== Data block ==
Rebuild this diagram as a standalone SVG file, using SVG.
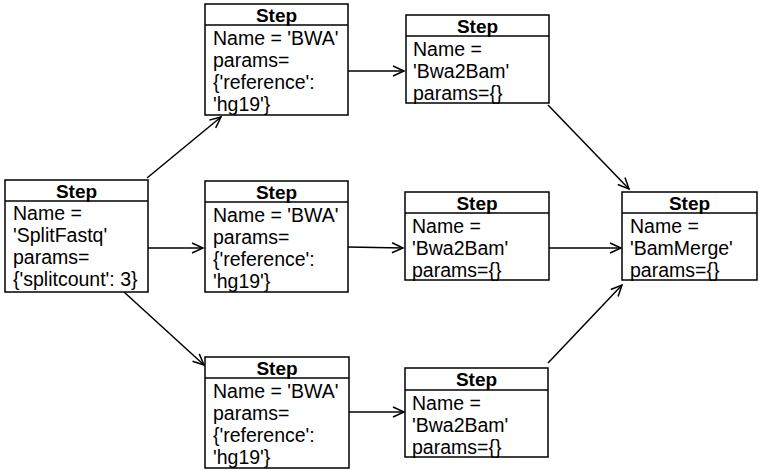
<svg xmlns="http://www.w3.org/2000/svg" width="759" height="470" viewBox="0 0 759 470">
  <style>
    .box { fill: #ffffff; stroke: #000000; stroke-width: 1.5; }
    .sep { stroke: #000000; stroke-width: 1.5; }
    .hdr { font-family: "Liberation Sans", Arial, sans-serif; font-size: 19px; font-weight: bold; text-anchor: middle; fill: #000; }
    .txt { font-family: "Liberation Sans", Arial, sans-serif; font-size: 19.5px; fill: #000; }
    .edge { stroke: #000000; stroke-width: 1.5; fill: none; marker-end: url(#open); }
  </style>
  <defs>
    <marker id="open" markerUnits="userSpaceOnUse" markerWidth="14" markerHeight="14" refX="12" refY="6" orient="auto">
      <path d="M1,1 L12,6 L1,11" fill="none" stroke="#000" stroke-width="1.5"/>
    </marker>
  </defs>

  <g id="connectors">
    <line class="edge" x1="147" y1="178" x2="221" y2="117"/>
    <line class="edge" x1="148" y1="248" x2="203" y2="248"/>
    <line class="edge" x1="124" y1="292" x2="204" y2="365"/>
    <line class="edge" x1="348" y1="71" x2="404" y2="71"/>
    <line class="edge" x1="348" y1="247" x2="403" y2="248"/>
    <line class="edge" x1="349" y1="412" x2="404" y2="412"/>
    <line class="edge" x1="548" y1="105" x2="629" y2="189"/>
    <line class="edge" x1="549" y1="248" x2="621" y2="248"/>
    <line class="edge" x1="548" y1="363" x2="622" y2="285"/>
  </g>

  <g id="splitfastq">
    <rect class="box" x="5" y="180" width="143" height="112"/>
    <line class="sep" x1="5" y1="201" x2="148" y2="201"/>
    <text class="hdr" x="76.5" y="198">Step</text>
    <text class="txt" x="13" y="220">Name =</text>
    <text class="txt" x="13" y="242">'SplitFastq'</text>
    <text class="txt" x="13" y="264">params=</text>
    <text class="txt" x="13" y="286">{'splitcount': 3}</text>
  </g>

  <g id="bwa-1">
    <rect class="box" x="205" y="4" width="143" height="111"/>
    <line class="sep" x1="205" y1="25" x2="348" y2="25"/>
    <text class="hdr" x="276.5" y="22">Step</text>
    <text class="txt" x="213" y="45">Name = 'BWA'</text>
    <text class="txt" x="213" y="67">params=</text>
    <text class="txt" x="213" y="89">{'reference':</text>
    <text class="txt" x="213" y="111">'hg19'}</text>
  </g>

  <g id="bwa-2">
    <rect class="box" x="205" y="181" width="143" height="111"/>
    <line class="sep" x1="205" y1="202" x2="348" y2="202"/>
    <text class="hdr" x="276.5" y="199">Step</text>
    <text class="txt" x="213" y="222">Name = 'BWA'</text>
    <text class="txt" x="213" y="244">params=</text>
    <text class="txt" x="213" y="266">{'reference':</text>
    <text class="txt" x="213" y="288">'hg19'}</text>
  </g>

  <g id="bwa-3">
    <rect class="box" x="205" y="357" width="144" height="111"/>
    <line class="sep" x1="205" y1="378" x2="349" y2="378"/>
    <text class="hdr" x="277" y="375">Step</text>
    <text class="txt" x="213" y="398">Name = 'BWA'</text>
    <text class="txt" x="213" y="420">params=</text>
    <text class="txt" x="213" y="442">{'reference':</text>
    <text class="txt" x="213" y="464">'hg19'}</text>
  </g>

  <g id="bwa2bam-1">
    <rect class="box" x="406" y="15" width="143" height="88"/>
    <line class="sep" x1="406" y1="36" x2="549" y2="36"/>
    <text class="hdr" x="477.5" y="33">Step</text>
    <text class="txt" x="413" y="56">Name =</text>
    <text class="txt" x="413" y="78">'Bwa2Bam'</text>
    <text class="txt" x="413" y="100">params={}</text>
  </g>

  <g id="bwa2bam-2">
    <rect class="box" x="405" y="192" width="144" height="88"/>
    <line class="sep" x1="405" y1="213" x2="549" y2="213"/>
    <text class="hdr" x="477" y="210">Step</text>
    <text class="txt" x="412" y="233">Name =</text>
    <text class="txt" x="412" y="255">'Bwa2Bam'</text>
    <text class="txt" x="412" y="277">params={}</text>
  </g>

  <g id="bwa2bam-3">
    <rect class="box" x="405" y="368" width="143" height="89"/>
    <line class="sep" x1="405" y1="390" x2="548" y2="390"/>
    <text class="hdr" x="476.5" y="386">Step</text>
    <text class="txt" x="412" y="410">Name =</text>
    <text class="txt" x="412" y="432">'Bwa2Bam'</text>
    <text class="txt" x="412" y="454">params={}</text>
  </g>

  <g id="bammerge">
    <rect class="box" x="622" y="192" width="135" height="88"/>
    <line class="sep" x1="622" y1="213" x2="757" y2="213"/>
    <text class="hdr" x="689.5" y="210">Step</text>
    <text class="txt" x="630" y="233">Name =</text>
    <text class="txt" x="630" y="255">'BamMerge'</text>
    <text class="txt" x="630" y="277">params={}</text>
  </g>
</svg>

== Directive ==
Using the material above, set down every line exactly, but skip the pictures.

== Correct result ==
Rebuild this diagram as a standalone SVG file, using SVG.
<svg xmlns="http://www.w3.org/2000/svg" width="759" height="470" viewBox="0 0 759 470">
  <style>
    .box { fill: #ffffff; stroke: #000000; stroke-width: 1.5; }
    .sep { stroke: #000000; stroke-width: 1.5; }
    .hdr { font-family: "Liberation Sans", Arial, sans-serif; font-size: 19px; font-weight: bold; text-anchor: middle; fill: #000; }
    .txt { font-family: "Liberation Sans", Arial, sans-serif; font-size: 19.5px; fill: #000; }
    .edge { stroke: #000000; stroke-width: 1.5; fill: none; marker-end: url(#open); }
  </style>
  <defs>
    <marker id="open" markerUnits="userSpaceOnUse" markerWidth="14" markerHeight="14" refX="12" refY="6" orient="auto">
      <path d="M1,1 L12,6 L1,11" fill="none" stroke="#000" stroke-width="1.5"/>
    </marker>
  </defs>

  <g id="connectors">
    <line class="edge" x1="147" y1="178" x2="221" y2="117"/>
    <line class="edge" x1="148" y1="248" x2="203" y2="248"/>
    <line class="edge" x1="124" y1="292" x2="204" y2="365"/>
    <line class="edge" x1="348" y1="71" x2="404" y2="71"/>
    <line class="edge" x1="348" y1="247" x2="403" y2="248"/>
    <line class="edge" x1="349" y1="412" x2="404" y2="412"/>
    <line class="edge" x1="548" y1="105" x2="629" y2="189"/>
    <line class="edge" x1="549" y1="248" x2="621" y2="248"/>
    <line class="edge" x1="548" y1="363" x2="622" y2="285"/>
  </g>

  <g id="splitfastq">
    <rect class="box" x="5" y="180" width="143" height="112"/>
    <line class="sep" x1="5" y1="201" x2="148" y2="201"/>
    <text class="hdr" x="76.5" y="198">Step</text>
    <text class="txt" x="13" y="220">Name =</text>
    <text class="txt" x="13" y="242">'SplitFastq'</text>
    <text class="txt" x="13" y="264">params=</text>
    <text class="txt" x="13" y="286">{'splitcount': 3}</text>
  </g>

  <g id="bwa-1">
    <rect class="box" x="205" y="4" width="143" height="111"/>
    <line class="sep" x1="205" y1="25" x2="348" y2="25"/>
    <text class="hdr" x="276.5" y="22">Step</text>
    <text class="txt" x="213" y="45">Name = 'BWA'</text>
    <text class="txt" x="213" y="67">params=</text>
    <text class="txt" x="213" y="89">{'reference':</text>
    <text class="txt" x="213" y="111">'hg19'}</text>
  </g>

  <g id="bwa-2">
    <rect class="box" x="205" y="181" width="143" height="111"/>
    <line class="sep" x1="205" y1="202" x2="348" y2="202"/>
    <text class="hdr" x="276.5" y="199">Step</text>
    <text class="txt" x="213" y="222">Name = 'BWA'</text>
    <text class="txt" x="213" y="244">params=</text>
    <text class="txt" x="213" y="266">{'reference':</text>
    <text class="txt" x="213" y="288">'hg19'}</text>
  </g>

  <g id="bwa-3">
    <rect class="box" x="205" y="357" width="144" height="111"/>
    <line class="sep" x1="205" y1="378" x2="349" y2="378"/>
    <text class="hdr" x="277" y="375">Step</text>
    <text class="txt" x="213" y="398">Name = 'BWA'</text>
    <text class="txt" x="213" y="420">params=</text>
    <text class="txt" x="213" y="442">{'reference':</text>
    <text class="txt" x="213" y="464">'hg19'}</text>
  </g>

  <g id="bwa2bam-1">
    <rect class="box" x="406" y="15" width="143" height="88"/>
    <line class="sep" x1="406" y1="36" x2="549" y2="36"/>
    <text class="hdr" x="477.5" y="33">Step</text>
    <text class="txt" x="413" y="56">Name =</text>
    <text class="txt" x="413" y="78">'Bwa2Bam'</text>
    <text class="txt" x="413" y="100">params={}</text>
  </g>

  <g id="bwa2bam-2">
    <rect class="box" x="405" y="192" width="144" height="88"/>
    <line class="sep" x1="405" y1="213" x2="549" y2="213"/>
    <text class="hdr" x="477" y="210">Step</text>
    <text class="txt" x="412" y="233">Name =</text>
    <text class="txt" x="412" y="255">'Bwa2Bam'</text>
    <text class="txt" x="412" y="277">params={}</text>
  </g>

  <g id="bwa2bam-3">
    <rect class="box" x="405" y="368" width="143" height="89"/>
    <line class="sep" x1="405" y1="390" x2="548" y2="390"/>
    <text class="hdr" x="476.5" y="386">Step</text>
    <text class="txt" x="412" y="410">Name =</text>
    <text class="txt" x="412" y="432">'Bwa2Bam'</text>
    <text class="txt" x="412" y="454">params={}</text>
  </g>

  <g id="bammerge">
    <rect class="box" x="622" y="192" width="135" height="88"/>
    <line class="sep" x1="622" y1="213" x2="757" y2="213"/>
    <text class="hdr" x="689.5" y="210">Step</text>
    <text class="txt" x="630" y="233">Name =</text>
    <text class="txt" x="630" y="255">'BamMerge'</text>
    <text class="txt" x="630" y="277">params={}</text>
  </g>
</svg>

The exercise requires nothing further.